Figure scripts
++++++++++++++++++++

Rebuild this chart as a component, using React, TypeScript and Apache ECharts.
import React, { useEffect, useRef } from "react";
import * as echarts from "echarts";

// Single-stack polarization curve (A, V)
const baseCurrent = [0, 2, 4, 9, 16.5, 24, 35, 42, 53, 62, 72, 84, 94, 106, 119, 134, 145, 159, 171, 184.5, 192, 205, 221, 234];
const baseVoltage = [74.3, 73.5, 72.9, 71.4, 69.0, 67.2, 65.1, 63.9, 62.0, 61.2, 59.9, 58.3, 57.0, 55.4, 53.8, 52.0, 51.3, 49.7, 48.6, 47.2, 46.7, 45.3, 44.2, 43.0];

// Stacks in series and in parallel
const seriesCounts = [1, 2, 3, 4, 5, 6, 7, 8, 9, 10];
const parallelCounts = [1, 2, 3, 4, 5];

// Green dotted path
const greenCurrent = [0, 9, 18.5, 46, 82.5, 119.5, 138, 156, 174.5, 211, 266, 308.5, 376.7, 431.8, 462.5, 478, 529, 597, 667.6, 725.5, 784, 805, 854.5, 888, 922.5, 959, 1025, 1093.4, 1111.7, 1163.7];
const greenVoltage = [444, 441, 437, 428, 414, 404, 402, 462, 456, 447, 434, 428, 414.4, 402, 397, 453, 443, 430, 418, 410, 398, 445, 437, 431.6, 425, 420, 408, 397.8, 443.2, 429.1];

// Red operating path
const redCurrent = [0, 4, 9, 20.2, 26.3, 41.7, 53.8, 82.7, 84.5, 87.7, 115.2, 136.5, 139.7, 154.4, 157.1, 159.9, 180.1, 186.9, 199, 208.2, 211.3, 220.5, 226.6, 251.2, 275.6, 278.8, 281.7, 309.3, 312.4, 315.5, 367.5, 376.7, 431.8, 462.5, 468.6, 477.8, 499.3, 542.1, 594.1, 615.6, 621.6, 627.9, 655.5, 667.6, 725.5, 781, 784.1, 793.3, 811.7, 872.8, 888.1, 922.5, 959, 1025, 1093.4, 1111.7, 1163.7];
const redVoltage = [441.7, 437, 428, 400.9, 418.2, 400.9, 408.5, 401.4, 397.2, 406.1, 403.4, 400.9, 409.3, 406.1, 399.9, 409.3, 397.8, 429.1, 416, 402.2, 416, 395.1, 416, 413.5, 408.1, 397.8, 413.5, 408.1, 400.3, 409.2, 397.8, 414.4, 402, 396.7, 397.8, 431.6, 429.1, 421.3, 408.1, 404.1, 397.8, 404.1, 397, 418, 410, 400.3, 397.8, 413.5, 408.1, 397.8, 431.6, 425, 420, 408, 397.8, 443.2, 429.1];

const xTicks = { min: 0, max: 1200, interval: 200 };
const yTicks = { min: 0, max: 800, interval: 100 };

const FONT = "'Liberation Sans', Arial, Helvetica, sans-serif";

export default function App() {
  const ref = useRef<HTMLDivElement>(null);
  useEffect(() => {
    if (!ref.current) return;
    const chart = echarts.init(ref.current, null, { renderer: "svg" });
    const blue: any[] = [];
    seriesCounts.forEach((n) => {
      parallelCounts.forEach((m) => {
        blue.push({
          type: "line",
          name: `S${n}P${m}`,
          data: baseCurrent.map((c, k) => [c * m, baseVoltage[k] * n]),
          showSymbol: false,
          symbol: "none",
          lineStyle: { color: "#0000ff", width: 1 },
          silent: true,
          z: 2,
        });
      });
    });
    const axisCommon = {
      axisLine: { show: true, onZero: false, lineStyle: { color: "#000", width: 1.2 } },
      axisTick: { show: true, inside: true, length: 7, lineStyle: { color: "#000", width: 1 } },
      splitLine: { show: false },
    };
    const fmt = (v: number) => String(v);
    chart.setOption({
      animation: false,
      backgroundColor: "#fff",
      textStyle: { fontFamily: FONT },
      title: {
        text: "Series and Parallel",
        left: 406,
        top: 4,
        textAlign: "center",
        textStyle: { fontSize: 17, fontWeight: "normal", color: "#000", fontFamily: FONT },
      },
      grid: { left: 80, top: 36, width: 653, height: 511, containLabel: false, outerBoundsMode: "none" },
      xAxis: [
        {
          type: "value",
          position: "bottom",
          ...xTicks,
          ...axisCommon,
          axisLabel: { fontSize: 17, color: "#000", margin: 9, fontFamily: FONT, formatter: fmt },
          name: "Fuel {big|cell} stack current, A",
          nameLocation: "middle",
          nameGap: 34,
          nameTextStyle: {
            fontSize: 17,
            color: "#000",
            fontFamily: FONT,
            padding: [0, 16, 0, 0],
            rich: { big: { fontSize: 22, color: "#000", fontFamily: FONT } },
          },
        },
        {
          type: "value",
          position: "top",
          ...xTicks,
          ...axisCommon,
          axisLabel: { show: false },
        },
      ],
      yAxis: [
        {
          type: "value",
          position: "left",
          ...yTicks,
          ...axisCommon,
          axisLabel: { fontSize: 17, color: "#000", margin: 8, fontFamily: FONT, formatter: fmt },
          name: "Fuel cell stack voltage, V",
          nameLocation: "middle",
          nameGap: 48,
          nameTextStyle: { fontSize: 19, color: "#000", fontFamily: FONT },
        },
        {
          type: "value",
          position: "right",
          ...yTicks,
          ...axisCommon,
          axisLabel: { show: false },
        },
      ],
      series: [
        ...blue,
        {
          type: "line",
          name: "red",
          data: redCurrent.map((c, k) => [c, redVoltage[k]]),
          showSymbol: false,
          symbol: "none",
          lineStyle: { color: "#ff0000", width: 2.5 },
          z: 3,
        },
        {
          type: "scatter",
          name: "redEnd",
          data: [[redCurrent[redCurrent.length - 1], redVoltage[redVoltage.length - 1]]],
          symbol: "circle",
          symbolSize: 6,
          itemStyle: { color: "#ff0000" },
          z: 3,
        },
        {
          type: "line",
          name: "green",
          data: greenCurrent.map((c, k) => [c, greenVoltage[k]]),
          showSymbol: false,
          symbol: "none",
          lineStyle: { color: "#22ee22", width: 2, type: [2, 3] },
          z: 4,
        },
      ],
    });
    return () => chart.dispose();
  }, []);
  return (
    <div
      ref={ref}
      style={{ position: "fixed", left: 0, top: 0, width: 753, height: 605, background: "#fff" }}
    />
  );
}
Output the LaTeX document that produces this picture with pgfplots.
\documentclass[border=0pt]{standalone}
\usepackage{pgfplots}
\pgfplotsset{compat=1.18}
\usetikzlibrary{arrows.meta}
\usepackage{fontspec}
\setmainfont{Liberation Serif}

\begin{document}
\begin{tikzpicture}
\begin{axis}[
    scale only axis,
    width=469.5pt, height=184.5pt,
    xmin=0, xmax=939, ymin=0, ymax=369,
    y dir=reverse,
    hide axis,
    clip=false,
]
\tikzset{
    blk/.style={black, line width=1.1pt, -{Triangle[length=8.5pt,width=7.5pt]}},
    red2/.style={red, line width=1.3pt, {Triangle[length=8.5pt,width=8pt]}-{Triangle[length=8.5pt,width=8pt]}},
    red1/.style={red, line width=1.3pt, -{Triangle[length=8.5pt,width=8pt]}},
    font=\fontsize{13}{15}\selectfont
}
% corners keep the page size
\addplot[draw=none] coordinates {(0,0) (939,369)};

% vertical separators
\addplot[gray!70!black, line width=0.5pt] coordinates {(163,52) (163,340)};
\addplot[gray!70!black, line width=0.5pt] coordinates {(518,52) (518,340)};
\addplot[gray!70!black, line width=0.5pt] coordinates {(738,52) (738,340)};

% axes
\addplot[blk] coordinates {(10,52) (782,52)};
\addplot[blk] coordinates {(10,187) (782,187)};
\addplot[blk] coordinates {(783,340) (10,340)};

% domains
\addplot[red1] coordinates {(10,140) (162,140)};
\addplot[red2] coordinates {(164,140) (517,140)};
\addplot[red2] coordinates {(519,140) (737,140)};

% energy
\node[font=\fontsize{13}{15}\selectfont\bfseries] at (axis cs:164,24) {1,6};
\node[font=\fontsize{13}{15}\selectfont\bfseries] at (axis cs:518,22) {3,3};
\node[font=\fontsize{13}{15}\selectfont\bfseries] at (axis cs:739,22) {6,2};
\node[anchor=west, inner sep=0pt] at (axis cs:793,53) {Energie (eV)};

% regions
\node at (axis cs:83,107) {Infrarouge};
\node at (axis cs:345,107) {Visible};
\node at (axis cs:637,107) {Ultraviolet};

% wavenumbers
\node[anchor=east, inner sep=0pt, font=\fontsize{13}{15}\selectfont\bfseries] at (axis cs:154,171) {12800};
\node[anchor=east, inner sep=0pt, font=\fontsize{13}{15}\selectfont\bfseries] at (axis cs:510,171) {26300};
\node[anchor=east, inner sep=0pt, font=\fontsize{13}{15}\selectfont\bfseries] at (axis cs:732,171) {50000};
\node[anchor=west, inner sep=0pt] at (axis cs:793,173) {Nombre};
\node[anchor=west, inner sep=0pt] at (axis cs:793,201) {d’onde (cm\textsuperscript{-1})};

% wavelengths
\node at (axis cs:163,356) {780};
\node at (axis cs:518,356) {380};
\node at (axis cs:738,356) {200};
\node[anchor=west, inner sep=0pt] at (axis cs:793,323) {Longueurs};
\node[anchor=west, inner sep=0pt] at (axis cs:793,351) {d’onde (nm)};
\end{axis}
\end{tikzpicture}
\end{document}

++++++++++++++++++++

Copy out every line of the material above that mentions the word "React".

**CORRECT RESULT:**
Rebuild this chart as a component, using React, TypeScript and Apache ECharts.
import React, { useEffect, useRef } from "react";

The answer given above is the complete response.